Terzo articolo di avvicinamento ai 40 anni della Riforma del 1981 tramite il racconto in prima persona di un ex poliziotto

Orlando Botti

Anni 1968/69. Durante tutti i servizi di ordine pubblico si stazionava sui mezzi, pronti ad intervenire, per ore e ore, ragion per cui avevo escogitato una semplice soluzione per far passare il tempo e sfruttare quegli intervalli: mi facevo accompagnare dai miei scrittori preferiti, come Kafka, Hemingway, Steinbeck, Camus, ma anche Pavese, Fenoglio, Sciascia.
Spesso si rientrava in caserma stanchi ed esausti per le ore trascorse sulla strada, a volte senza senso, in quanto non si veniva impiegati o si restava chiusi nei tigrotti. Comunque, prevaleva sempre la sottoposizione agli ordini, anche errati talvolta, ma non si poteva protestare appunto perché militari.
La messa domenicale era obbligatoria; anche se la mensa non era gradita bisognava far finta di niente. Altresì vigeva l’obbligo, a cui non ci si poteva sottrarre, di abbonarsi annualmente a Polizia Moderna, rivista editata direttamente dall’Amministrazione.
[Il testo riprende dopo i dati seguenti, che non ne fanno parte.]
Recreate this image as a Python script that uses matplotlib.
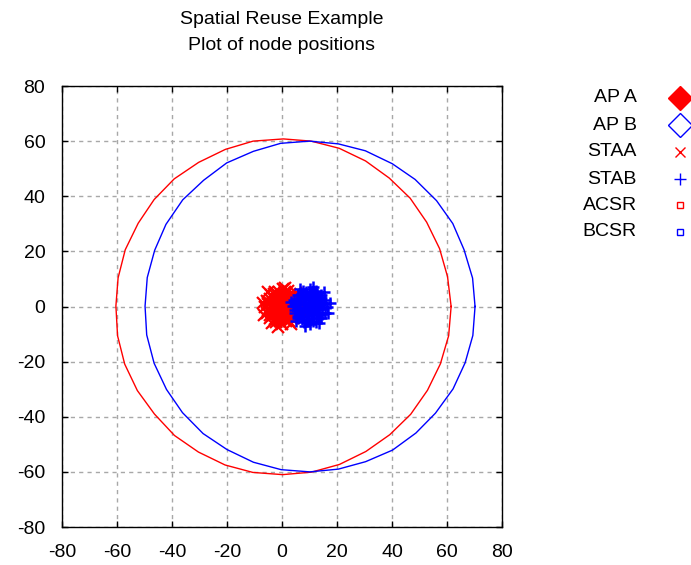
import numpy as np
from matplotlib import pyplot as plt
from matplotlib.lines import Line2D

plt.rcParams['axes.unicode_minus'] = False

# access points
ap_a_x = [0.0]
ap_a_y = [0.0]
ap_b_x = [10.0]
ap_b_y = [0.0]

# stations around AP A
sta_a_x = [6.1, 5.4, 4.3, 2.2, 0.2, -2.4, -4.1, -5.6, -6.2, -5.3, -4.3, -2.2, 0.1, 2.4, 4.0, 5.6,
           4.3, 3.0, 1.2, -1.4, -3.3, -4.5, -4.1, -3.1, -0.9, 1.4, 3.2, 4.6,
           2.6, 1.5, -0.3, -2.1, -2.5, -1.2, 0.7, 2.0,
           0.0, 0.9, -0.8, -7.0, -6.7, 6.4, 1.1, -1.6, 5.1, -5.0, 3.4, -3.6,
           5.2, 4.3, 2.8, 1.0, -1.2, -3.0, -4.4, -5.2, -5.1, -4.2, -2.7, -0.9, 1.3, 3.1, 4.5,
           3.4, 3.0, 1.7, -0.2, -1.9, -3.2, -3.4, -2.6, -0.8, 1.2, 2.8,
           1.3, 0.4, -1.1, -1.0, 0.4]
sta_a_y = [0.3, 2.5, 4.0, 5.6, 6.2, 5.4, 4.3, 2.1, -0.2, -2.5, -4.1, -5.7, -6.3, -5.4, -4.3, -2.2,
           1.3, 3.4, 4.3, 4.3, 3.0, 1.1, -1.5, -3.2, -4.5, -4.2, -3.0, -0.8,
           0.4, 2.1, 2.6, 1.4, -0.7, -2.3, -2.4, -1.5,
           0.0, 0.7, -0.6, 1.4, -3.1, -1.1, 6.6, -7.3, 5.0, 5.3, -6.2, -6.0,
           1.1, 3.1, 4.5, 5.2, 5.2, 4.4, 2.9, 1.0, -1.3, -3.2, -4.6, -5.2, -5.1, -4.3, -2.8,
           -0.4, 1.8, 3.1, 3.5, 2.9, 1.4, -0.6, -2.4, -3.4, -3.3, -2.1,
           0.0, 1.2, 0.7, -0.9, -1.3]

# stations around AP B
sta_b_x = [16.2, 15.6, 14.1, 12.4, 10.1, 7.6, 5.9, 4.5, 3.9, 4.6, 5.8, 7.9, 10.2, 12.3, 14.2, 15.5,
           14.4, 13.2, 11.0, 8.7, 6.8, 5.6, 5.8, 7.0, 9.1, 11.4, 13.3, 14.6,
           12.5, 11.6, 9.8, 8.0, 7.5, 8.8, 10.6, 12.1,
           10.0, 10.9, 9.2, 17.3, 16.8, 3.2, 11.2, 8.4, 15.1, 5.0, 13.6, 6.4,
           15.3, 14.2, 12.9, 11.1, 8.7, 7.1, 5.5, 4.8, 4.9, 5.7, 7.4, 9.0, 11.2, 13.0, 14.4,
           13.5, 12.9, 11.8, 9.7, 8.0, 6.7, 6.5, 7.5, 9.3, 11.3, 12.7,
           11.3, 10.5, 8.9, 9.1, 10.3]
sta_b_y = [-0.2, 2.3, 4.2, 5.5, 6.3, 5.6, 4.1, 2.4, 0.1, -2.3, -4.2, -5.5, -6.2, -5.6, -4.0, -2.4,
           1.1, 3.3, 4.4, 4.2, 3.1, 1.2, -1.3, -3.4, -4.4, -4.3, -3.1, -1.0,
           0.2, 2.2, 2.5, 1.6, -0.5, -2.1, -2.5, -1.4,
           0.0, 0.8, -0.7, 1.2, -2.4, 1.6, 7.0, -7.1, 5.3, -5.1, -6.1, 6.2,
           1.0, 3.2, 4.4, 5.3, 5.1, 4.5, 2.8, 0.9, -1.2, -3.3, -4.5, -5.3, -5.2, -4.2, -2.9,
           -0.3, 1.9, 3.0, 3.5, 2.8, 1.5, -0.5, -2.5, -3.4, -3.2, -2.2,
           0.1, 1.2, 0.6, -1.0, -1.2]

# carrier sense range polygons
a_csr_x = [61.5, 60.2, 57.3, 52.6, 46.6, 39.0, 30.4, 20.8, 10.6, 0.5, -10.5, -20.6, -30.3, -39.2, -46.5, -52.3,
           -57.0, -59.6, -60.4, -59.8, -57.2, -52.6, -46.4, -39.1, -30.4, -20.7, -10.6, 0.2, 10.7, 20.9,
           30.5, 39.2, 46.8, 52.9, 57.6, 60.6, 61.5]
a_csr_y = [0.0, 10.8, 21.0, 30.6, 39.3, 46.6, 52.8, 57.4, 60.0, 60.8, 60.0, 57.0, 52.3, 46.3, 38.8, 30.2,
           20.6, 10.4, 0.2, -10.6, -20.9, -30.5, -39.0, -46.8, -52.8, -57.5, -60.2, -61.0, -60.1, -57.3,
           -52.6, -46.5, -39.1, -30.4, -20.8, -10.6, 0.0]
b_csr_x = [70.2, 69.3, 66.2, 62.1, 56.2, 48.4, 40.1, 30.3, 20.5, 10.0, -0.5, -10.4, -20.1, -28.5, -36.1, -42.2,
           -46.3, -49.0, -49.8, -49.2, -46.5, -42.0, -36.2, -28.7, -20.0, -10.4, -0.3, 10.1, 20.5, 30.4,
           40.2, 48.7, 55.8, 62.2, 66.6, 69.4, 70.2]
b_csr_y = [0.0, 10.3, 20.6, 30.1, 38.4, 46.1, 51.8, 56.5, 59.0, 60.0, 59.2, 56.3, 52.1, 45.8, 38.7, 29.8,
           20.4, 10.5, 0.1, -10.3, -20.6, -30.1, -38.5, -46.1, -51.9, -56.5, -59.2, -60.0, -59.0, -56.3,
           -52.1, -45.9, -38.7, -29.9, -20.4, -10.5, 0.0]

ticks = [-80, -60, -40, -20, 0, 20, 40, 60, 80]

RED = '#ff0000'
BLUE = '#0000ff'
FONT = 'Liberation Sans'


def plot_nodes(ax):
    ax.plot(ap_a_x, ap_a_y, 'D', color=RED, ms=12, zorder=2)
    ax.plot(ap_b_x, ap_b_y, 'D', mfc='none', mec=BLUE, ms=12, mew=1, zorder=2)
    ax.plot(sta_a_x, sta_a_y, 'x', color=RED, ms=8, mew=1.6, zorder=3)
    ax.plot(sta_b_x, sta_b_y, '+', color=BLUE, ms=9, mew=1.8, zorder=3)
    ax.plot(a_csr_x, a_csr_y, '-', color=RED, lw=1, zorder=4)
    ax.plot(b_csr_x, b_csr_y, '-', color=BLUE, lw=1, zorder=4)


def draw_key(fig):
    # key entries placed outside the plot on the right, text right aligned
    W, H = 691.0, 565.0
    rows = [98, 125, 152, 179, 205, 232]
    labels = ['AP A', 'AP B', 'STAA', 'STAB', 'ACSR', 'BCSR']
    styles = [dict(marker='D', color=RED, ms=12, ls='none'),
              dict(marker='D', mfc='none', mec=BLUE, ms=12, mew=1, ls='none'),
              dict(marker='x', color=RED, ms=7, mew=1, ls='none'),
              dict(marker='+', color=BLUE, ms=8, mew=1, ls='none'),
              dict(marker='s', color=RED, ms=5, mfc='none', mew=1, ls='none'),
              dict(marker='s', color=BLUE, ms=5, mfc='none', mew=1, ls='none')]
    for ypx, lab, st in zip(rows, labels, styles):
        fy = 1 - ypx / H
        fig.text(637 / W, fy, lab, ha='right', va='center', fontsize=14, family=FONT)
        fig.add_artist(Line2D([680 / W], [fy], transform=fig.transFigure, **st))


def main():
    fig = plt.figure(figsize=(6.91, 5.65), dpi=100)
    ax = fig.add_axes([62 / 691, 1 - 527 / 565, 440 / 691, 441 / 565])

    plot_nodes(ax)

    ax.set_xlim(-80, 80)
    ax.set_ylim(-80, 80)
    ax.set_xticks(ticks)
    ax.set_yticks(ticks)
    ax.grid(True, color='#a8a8a8', linestyle=(0, (3, 3)), linewidth=1)
    ax.set_axisbelow(True)
    ax.tick_params(direction='in', length=4, width=1, top=True, right=True,
                   labelsize=14, pad=12)
    for lab in ax.get_xticklabels() + ax.get_yticklabels():
        lab.set_family(FONT)
    for sp in ax.spines.values():
        sp.set_linewidth(1)

    fig.text(282 / 691, 1 - 20 / 565, 'Spatial Reuse Example', ha='center', va='center',
             fontsize=14, family=FONT)
    fig.text(282 / 691, 1 - 45 / 565, 'Plot of node positions', ha='center', va='center',
             fontsize=14, family=FONT)

    draw_key(fig)

    fig.savefig('out.png', dpi=100)


if __name__ == "__main__":
    main()
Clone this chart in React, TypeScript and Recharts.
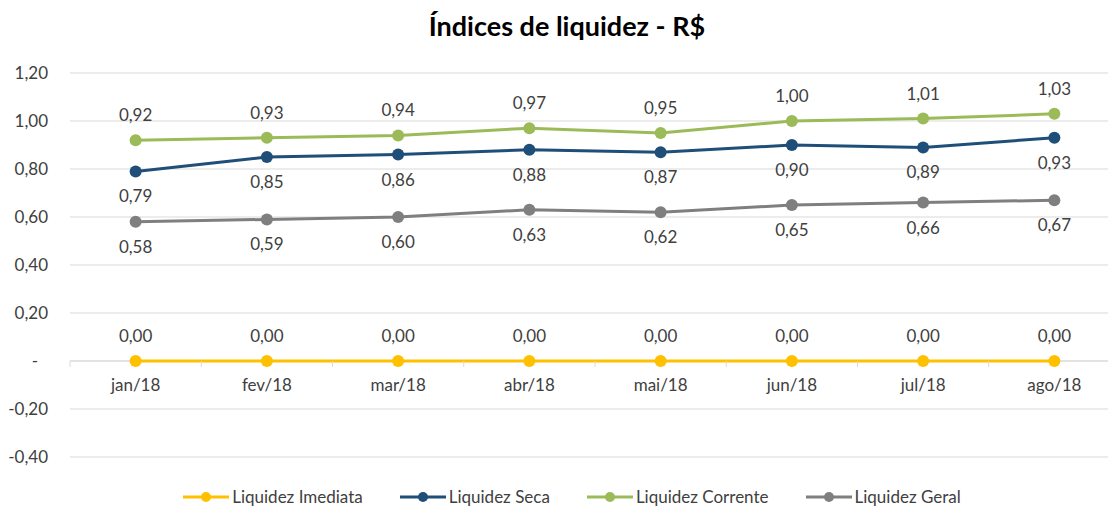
import { LineChart, Line, XAxis, YAxis, CartesianGrid, ReferenceLine, LabelList } from 'recharts';

const months = ['jan/18', 'fev/18', 'mar/18', 'abr/18', 'mai/18', 'jun/18', 'jul/18', 'ago/18'];
const imediata = [0, 0, 0, 0, 0, 0, 0, 0];
const seca = [0.79, 0.85, 0.86, 0.88, 0.87, 0.9, 0.89, 0.93];
const corrente = [0.92, 0.93, 0.94, 0.97, 0.95, 1.0, 1.01, 1.03];
const geral = [0.58, 0.59, 0.6, 0.63, 0.62, 0.65, 0.66, 0.67];
const yTicks = [-0.4, -0.2, 0, 0.2, 0.4, 0.6, 0.8, 1.0, 1.2];

const series = [
  { key: 'imediata', name: 'Liquidez Imediata', color: '#FFC000', pos: 'top' },
  { key: 'seca', name: 'Liquidez Seca', color: '#1F4E79', pos: 'bottom' },
  { key: 'corrente', name: 'Liquidez Corrente', color: '#9BBB59', pos: 'top' },
  { key: 'geral', name: 'Liquidez Geral', color: '#7F7F7F', pos: 'bottom' },
] as const;

const data = months.map((m, i) => ({
  month: m,
  imediata: imediata[i],
  seca: seca[i],
  corrente: corrente[i],
  geral: geral[i],
}));

const W = 1125;
const H = 507;
const FONT = 'Lato, "Open Sans", sans-serif';
const Y_MIN = -0.4;
const Y_MAX = 1.2;
const M = { top: 73, right: 5, left: 0, bottom: 49 };
const Y_W = 70;
const X_H = 1;
const PLOT_TOP = M.top;
const PLOT_H = H - M.top - M.bottom - X_H;
const PLOT_W = W - M.left - M.right - Y_W;
const ZERO_Y = PLOT_TOP + (PLOT_H * Y_MAX) / (Y_MAX - Y_MIN);
const BAND = PLOT_W / months.length;

const fmt = (v: number) => v.toFixed(2).replace('.', ',');

function XTick(props: any) {
  const { x, payload, index } = props;
  const last = index === months.length - 1;
  return (
    <g>
      <line x1={x - BAND / 2} x2={x - BAND / 2} y1={ZERO_Y} y2={ZERO_Y + 6} stroke="#d9d9d9" />
      {last && <line x1={x + BAND / 2} x2={x + BAND / 2} y1={ZERO_Y} y2={ZERO_Y + 6} stroke="#d9d9d9" />}
      <text x={x} y={ZERO_Y + 30} textAnchor="middle" fill="#404040" fontSize={17} fontFamily={FONT}>
        {payload.value}
      </text>
    </g>
  );
}

function YTick(props: any) {
  const { x, y, payload } = props;
  const v = payload.value as number;
  const zero = Math.abs(v) < 1e-9;
  return (
    <text x={zero ? x - 10 : x} y={y + 6} textAnchor="end" fill="#404040" fontSize={17} fontFamily={FONT}>
      {zero ? '-' : fmt(v)}
    </text>
  );
}

function LegendBox() {
  return (
    <div
      style={{
        position: 'absolute',
        left: 0,
        top: 486,
        width: 1108,
        display: 'flex',
        justifyContent: 'center',
        gap: 37,
        fontFamily: FONT,
        fontSize: 17,
        color: '#404040',
        paddingLeft: 36,
        boxSizing: 'border-box',
      }}
    >
      {series.map((s) => (
        <div key={s.key} style={{ display: 'flex', alignItems: 'center' }}>
          <svg width={46} height={12} style={{ marginRight: 3 }}>
            <line x1={0} x2={46} y1={6} y2={6} stroke={s.color} strokeWidth={3} />
            <circle cx={23} cy={6} r={5} fill={s.color} />
          </svg>
          <span>{s.name}</span>
        </div>
      ))}
    </div>
  );
}

export default function App() {
  return (
    <div style={{ position: 'absolute', left: 0, top: 0, width: 1108, height: 507, overflow: 'hidden', background: '#fff' }}>
      <div
        style={{
          position: 'absolute',
          left: 0,
          top: 9,
          width: 1108,
          paddingLeft: 26,
          boxSizing: 'border-box',
          textAlign: 'center',
          fontFamily: FONT,
          fontWeight: 'bold',
          fontSize: 27,
          color: '#000',
        }}
      >
        Índices de liquidez - R$
      </div>
      <LineChart width={W} height={H} data={data} margin={M}>
        <CartesianGrid vertical={false} stroke="#d9d9d9" />
        <XAxis
          dataKey="month"
          axisLine={false}
          tickLine={false}
          tick={<XTick />}
          interval={0}
          height={X_H}
          padding={{ left: BAND / 2, right: BAND / 2 }}
        />
        <YAxis
          width={Y_W}
          domain={[Y_MIN, Y_MAX]}
          ticks={yTicks}
          axisLine={false}
          tickLine={false}
          tickSize={0}
          tickMargin={22}
          tick={<YTick />}
          interval={0}
        />
        <ReferenceLine y={0} stroke="#d9d9d9" />
        {series.map((s) => (
          <Line
            key={s.key}
            type="linear"
            dataKey={s.key}
            name={s.name}
            stroke={s.color}
            strokeWidth={3}
            dot={{ r: 6, fill: s.color, stroke: s.color, strokeWidth: 0 }}
            activeDot={false}
            isAnimationActive={false}
          >
            <LabelList
              dataKey={s.key}
              position={s.pos}
              offset={19}
              formatter={(v: any) => fmt(Number(v))}
              fill="#404040"
              fontSize={17}
              fontFamily={FONT}
            />
          </Line>
        ))}
      </LineChart>
      <LegendBox />
    </div>
  );
}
Il mio primo vagito di contrasto verso dette costrizioni ha avuto inizio quando, rientrando da una libera uscita in caserma, con sotto il braccio il quotidiano Paese Sera, venivo aspramente redarguito dal maresciallo, in quanto stavo leggendo un giornale “comunista ed eversivo”.
Questa molla scattava soprattutto in quanto giorni addietro quello stesso quotidiano aveva pubblicato un inserto di quattro pagine ove veniva ricordato l’episodio accaduto il 2 dicembre 1968 ad Avola, ove la polizia aveva incautamente sparato tra i manifestanti, causando la morte di due contadini e molti feriti, per sgomberare un posto di blocco stradale seguito ad un acceso sciopero. Quello che mi aveva colpito ulteriormente era il fatto che erano stati raccolti 400 bossoli sparati da vari armamenti della Polizia.
Il 19 aprile 1969 un episodio analogo avveniva a Battipaglia, con altre due persone uccise. L’articolo richiamava un ulteriore fatto di sangue, gravissimo, che era accaduto in quel di Reggio Emilia nel luglio del 1960, ove la Polizia aveva ucciso cinque operai nel corso di una manifestazione sindacale.
Quello che non riuscivo a capire era perché erano state usate delle armi invece che i manganelli di ordinanza, e se il loro utilizzo fosse il frutto di determinate circostanze, ma soprattutto perché erano stati colpiti cittadini che manifestavano secondo i loro diritti, sanciti dalla nostra stessa Costituzione, legge suprema dello Stato.